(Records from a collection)
## Begin
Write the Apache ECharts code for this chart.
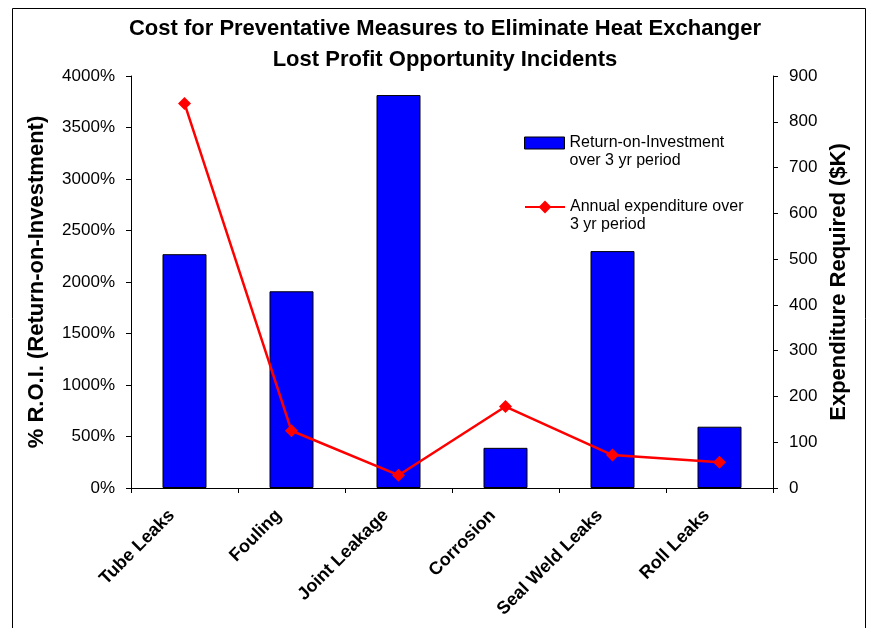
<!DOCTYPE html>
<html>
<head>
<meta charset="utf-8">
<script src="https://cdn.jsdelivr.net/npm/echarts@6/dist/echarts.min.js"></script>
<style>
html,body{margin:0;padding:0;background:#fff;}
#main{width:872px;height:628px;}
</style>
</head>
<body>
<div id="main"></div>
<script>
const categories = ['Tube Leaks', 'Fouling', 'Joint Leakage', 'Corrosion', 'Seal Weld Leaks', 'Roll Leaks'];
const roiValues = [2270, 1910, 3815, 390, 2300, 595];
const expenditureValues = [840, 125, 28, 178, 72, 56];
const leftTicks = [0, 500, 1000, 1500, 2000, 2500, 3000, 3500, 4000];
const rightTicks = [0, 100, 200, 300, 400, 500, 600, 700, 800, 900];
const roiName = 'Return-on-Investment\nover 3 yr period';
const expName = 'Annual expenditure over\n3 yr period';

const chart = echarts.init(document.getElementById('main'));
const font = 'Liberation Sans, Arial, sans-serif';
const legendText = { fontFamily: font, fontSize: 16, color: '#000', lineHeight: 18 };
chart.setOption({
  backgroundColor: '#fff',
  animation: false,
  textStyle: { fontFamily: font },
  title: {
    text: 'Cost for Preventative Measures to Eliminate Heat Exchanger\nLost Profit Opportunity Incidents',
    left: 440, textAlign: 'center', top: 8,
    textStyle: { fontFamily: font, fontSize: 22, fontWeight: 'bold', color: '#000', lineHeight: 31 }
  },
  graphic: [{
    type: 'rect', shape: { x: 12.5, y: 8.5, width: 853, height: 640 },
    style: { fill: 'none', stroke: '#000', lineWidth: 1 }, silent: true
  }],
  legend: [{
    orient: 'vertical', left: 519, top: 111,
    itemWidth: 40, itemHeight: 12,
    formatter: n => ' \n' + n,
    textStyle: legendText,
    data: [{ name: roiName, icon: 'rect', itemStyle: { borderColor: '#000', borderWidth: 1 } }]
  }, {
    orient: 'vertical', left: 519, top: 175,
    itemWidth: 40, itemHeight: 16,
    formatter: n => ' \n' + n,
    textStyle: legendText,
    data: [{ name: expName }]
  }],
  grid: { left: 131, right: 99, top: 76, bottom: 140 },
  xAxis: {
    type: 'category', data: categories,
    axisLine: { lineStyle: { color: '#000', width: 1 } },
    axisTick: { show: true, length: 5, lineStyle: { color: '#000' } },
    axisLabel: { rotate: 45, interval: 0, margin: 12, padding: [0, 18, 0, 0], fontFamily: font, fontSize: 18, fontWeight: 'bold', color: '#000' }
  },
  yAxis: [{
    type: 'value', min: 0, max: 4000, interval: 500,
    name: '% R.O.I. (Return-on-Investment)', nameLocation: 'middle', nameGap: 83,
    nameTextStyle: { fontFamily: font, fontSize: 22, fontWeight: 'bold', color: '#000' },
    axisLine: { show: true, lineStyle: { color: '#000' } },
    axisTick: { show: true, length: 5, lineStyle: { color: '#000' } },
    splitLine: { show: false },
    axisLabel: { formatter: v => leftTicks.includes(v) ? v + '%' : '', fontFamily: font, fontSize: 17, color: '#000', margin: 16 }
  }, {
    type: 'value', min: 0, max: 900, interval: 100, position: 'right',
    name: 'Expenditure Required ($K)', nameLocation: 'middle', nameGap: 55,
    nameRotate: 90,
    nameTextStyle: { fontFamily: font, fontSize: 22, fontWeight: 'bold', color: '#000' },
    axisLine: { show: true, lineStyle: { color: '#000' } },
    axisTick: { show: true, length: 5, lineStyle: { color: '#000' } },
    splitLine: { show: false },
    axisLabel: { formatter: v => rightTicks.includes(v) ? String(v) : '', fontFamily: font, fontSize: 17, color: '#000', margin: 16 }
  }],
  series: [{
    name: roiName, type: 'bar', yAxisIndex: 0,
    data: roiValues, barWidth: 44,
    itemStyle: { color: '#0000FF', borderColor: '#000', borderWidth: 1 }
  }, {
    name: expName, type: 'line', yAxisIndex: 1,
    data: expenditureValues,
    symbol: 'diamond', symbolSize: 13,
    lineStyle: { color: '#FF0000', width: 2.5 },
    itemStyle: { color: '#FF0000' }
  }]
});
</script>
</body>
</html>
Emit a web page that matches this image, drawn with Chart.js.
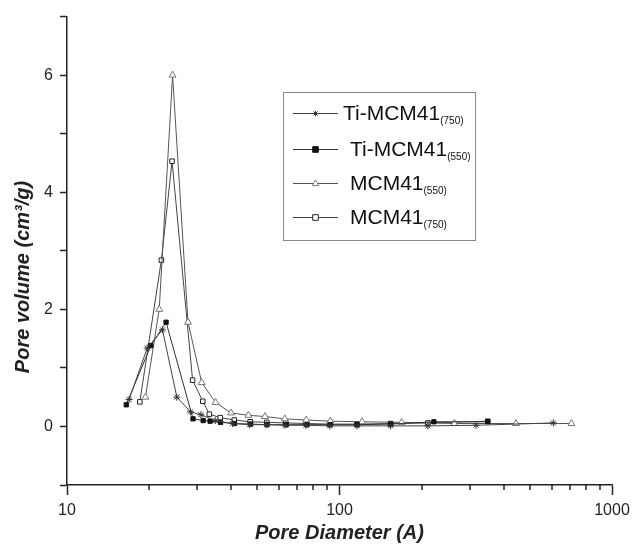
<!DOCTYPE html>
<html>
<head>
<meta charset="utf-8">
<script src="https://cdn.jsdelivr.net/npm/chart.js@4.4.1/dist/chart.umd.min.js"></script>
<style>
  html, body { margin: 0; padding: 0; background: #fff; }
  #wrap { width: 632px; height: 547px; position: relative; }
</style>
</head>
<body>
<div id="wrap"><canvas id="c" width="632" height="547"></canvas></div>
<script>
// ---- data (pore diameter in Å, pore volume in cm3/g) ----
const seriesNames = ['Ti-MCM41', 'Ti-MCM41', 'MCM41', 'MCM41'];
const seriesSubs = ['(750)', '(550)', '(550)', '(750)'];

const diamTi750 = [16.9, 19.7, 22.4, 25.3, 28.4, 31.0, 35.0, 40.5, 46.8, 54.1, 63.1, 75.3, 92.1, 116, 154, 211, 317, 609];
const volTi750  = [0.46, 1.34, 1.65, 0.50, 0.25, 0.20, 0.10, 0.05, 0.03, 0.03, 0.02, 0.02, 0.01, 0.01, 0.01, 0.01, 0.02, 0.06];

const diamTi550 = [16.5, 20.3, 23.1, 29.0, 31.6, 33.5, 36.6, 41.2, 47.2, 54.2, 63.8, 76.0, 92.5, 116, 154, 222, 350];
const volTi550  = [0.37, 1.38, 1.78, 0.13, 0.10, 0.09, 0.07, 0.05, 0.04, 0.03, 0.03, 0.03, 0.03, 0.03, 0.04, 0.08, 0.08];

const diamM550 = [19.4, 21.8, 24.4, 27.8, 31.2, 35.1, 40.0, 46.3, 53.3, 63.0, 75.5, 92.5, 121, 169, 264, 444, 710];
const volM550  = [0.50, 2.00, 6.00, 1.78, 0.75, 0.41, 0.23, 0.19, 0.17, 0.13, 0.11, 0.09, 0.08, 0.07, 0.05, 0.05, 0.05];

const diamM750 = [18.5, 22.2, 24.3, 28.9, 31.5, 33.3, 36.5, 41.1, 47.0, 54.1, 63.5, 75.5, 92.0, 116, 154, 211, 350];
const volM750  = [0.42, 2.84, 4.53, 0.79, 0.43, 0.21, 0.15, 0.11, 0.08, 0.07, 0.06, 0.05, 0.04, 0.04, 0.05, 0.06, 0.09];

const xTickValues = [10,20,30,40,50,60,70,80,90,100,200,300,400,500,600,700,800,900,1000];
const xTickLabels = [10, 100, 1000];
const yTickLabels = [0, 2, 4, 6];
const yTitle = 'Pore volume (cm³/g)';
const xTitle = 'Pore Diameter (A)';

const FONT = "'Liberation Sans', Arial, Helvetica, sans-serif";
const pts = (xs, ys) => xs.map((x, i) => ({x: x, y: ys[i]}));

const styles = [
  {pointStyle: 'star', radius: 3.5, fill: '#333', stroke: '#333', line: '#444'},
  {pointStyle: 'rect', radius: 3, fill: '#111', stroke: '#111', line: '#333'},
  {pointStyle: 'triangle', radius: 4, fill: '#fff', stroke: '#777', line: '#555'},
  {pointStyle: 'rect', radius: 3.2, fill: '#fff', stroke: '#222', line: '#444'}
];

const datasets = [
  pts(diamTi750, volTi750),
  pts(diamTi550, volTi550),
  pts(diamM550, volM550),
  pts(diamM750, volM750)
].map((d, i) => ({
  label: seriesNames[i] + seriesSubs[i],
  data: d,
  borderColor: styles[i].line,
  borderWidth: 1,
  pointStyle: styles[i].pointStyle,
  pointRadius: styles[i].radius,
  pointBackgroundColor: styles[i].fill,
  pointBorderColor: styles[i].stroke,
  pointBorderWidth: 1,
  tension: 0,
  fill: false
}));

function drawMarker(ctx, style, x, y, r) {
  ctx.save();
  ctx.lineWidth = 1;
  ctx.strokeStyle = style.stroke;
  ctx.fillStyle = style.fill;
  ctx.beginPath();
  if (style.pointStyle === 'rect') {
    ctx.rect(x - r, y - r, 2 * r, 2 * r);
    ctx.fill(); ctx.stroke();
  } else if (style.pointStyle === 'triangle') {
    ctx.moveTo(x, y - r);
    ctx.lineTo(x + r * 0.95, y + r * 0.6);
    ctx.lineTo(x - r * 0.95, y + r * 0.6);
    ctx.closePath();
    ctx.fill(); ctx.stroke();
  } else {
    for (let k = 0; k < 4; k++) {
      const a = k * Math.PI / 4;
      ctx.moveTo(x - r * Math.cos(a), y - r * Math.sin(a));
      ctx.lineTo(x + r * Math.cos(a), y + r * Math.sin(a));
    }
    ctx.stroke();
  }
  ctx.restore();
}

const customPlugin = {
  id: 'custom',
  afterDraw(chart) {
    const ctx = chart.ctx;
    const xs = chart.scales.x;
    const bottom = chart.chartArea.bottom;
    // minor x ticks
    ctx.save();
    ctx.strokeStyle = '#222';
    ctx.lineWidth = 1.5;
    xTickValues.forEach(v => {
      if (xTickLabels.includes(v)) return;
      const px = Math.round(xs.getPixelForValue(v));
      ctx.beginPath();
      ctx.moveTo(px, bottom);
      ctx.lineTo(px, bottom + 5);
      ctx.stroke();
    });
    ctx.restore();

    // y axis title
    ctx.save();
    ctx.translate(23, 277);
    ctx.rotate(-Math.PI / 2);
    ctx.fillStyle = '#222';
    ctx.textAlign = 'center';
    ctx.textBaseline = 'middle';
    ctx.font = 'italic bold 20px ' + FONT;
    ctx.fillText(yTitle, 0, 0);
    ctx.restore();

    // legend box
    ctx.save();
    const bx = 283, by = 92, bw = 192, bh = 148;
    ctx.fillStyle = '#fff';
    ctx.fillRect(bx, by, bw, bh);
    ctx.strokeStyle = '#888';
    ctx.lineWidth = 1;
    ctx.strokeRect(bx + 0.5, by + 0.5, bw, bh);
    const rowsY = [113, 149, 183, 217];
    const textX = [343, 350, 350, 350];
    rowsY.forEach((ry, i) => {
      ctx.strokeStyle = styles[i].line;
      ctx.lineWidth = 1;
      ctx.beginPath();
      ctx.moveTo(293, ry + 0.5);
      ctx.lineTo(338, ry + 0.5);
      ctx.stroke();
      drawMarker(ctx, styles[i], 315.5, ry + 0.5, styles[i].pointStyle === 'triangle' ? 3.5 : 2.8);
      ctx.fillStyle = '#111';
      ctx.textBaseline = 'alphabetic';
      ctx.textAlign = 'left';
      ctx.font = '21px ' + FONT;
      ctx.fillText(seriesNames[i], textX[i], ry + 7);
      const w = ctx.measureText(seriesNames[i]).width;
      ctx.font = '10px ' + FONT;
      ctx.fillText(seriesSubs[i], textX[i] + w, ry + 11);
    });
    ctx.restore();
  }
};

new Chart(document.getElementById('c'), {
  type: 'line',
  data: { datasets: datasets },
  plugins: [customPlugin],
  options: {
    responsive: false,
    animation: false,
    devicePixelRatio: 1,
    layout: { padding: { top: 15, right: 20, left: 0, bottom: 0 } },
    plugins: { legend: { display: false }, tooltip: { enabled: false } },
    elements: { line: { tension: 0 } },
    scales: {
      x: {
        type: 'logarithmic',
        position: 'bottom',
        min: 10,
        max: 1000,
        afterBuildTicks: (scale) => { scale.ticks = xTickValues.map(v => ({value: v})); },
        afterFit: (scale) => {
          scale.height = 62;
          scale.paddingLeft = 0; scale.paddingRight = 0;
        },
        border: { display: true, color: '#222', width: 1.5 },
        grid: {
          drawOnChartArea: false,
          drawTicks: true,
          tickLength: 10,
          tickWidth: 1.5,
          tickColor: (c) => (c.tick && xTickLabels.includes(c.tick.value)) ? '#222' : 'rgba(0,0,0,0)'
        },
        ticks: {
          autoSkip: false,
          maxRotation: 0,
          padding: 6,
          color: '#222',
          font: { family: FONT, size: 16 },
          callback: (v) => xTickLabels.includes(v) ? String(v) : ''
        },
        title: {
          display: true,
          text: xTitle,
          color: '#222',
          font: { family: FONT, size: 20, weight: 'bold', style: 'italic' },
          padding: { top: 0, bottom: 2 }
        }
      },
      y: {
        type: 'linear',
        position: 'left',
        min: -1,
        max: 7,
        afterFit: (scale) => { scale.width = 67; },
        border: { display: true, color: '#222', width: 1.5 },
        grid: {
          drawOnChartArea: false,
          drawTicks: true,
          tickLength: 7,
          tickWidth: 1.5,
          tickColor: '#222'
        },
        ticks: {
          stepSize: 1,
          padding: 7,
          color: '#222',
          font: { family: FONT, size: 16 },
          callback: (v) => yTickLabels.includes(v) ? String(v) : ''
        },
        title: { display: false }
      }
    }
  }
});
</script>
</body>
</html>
## End
Stated problem
In the entries above, how many lines contain the word "this"? Answer with the number only.

Expected answer
2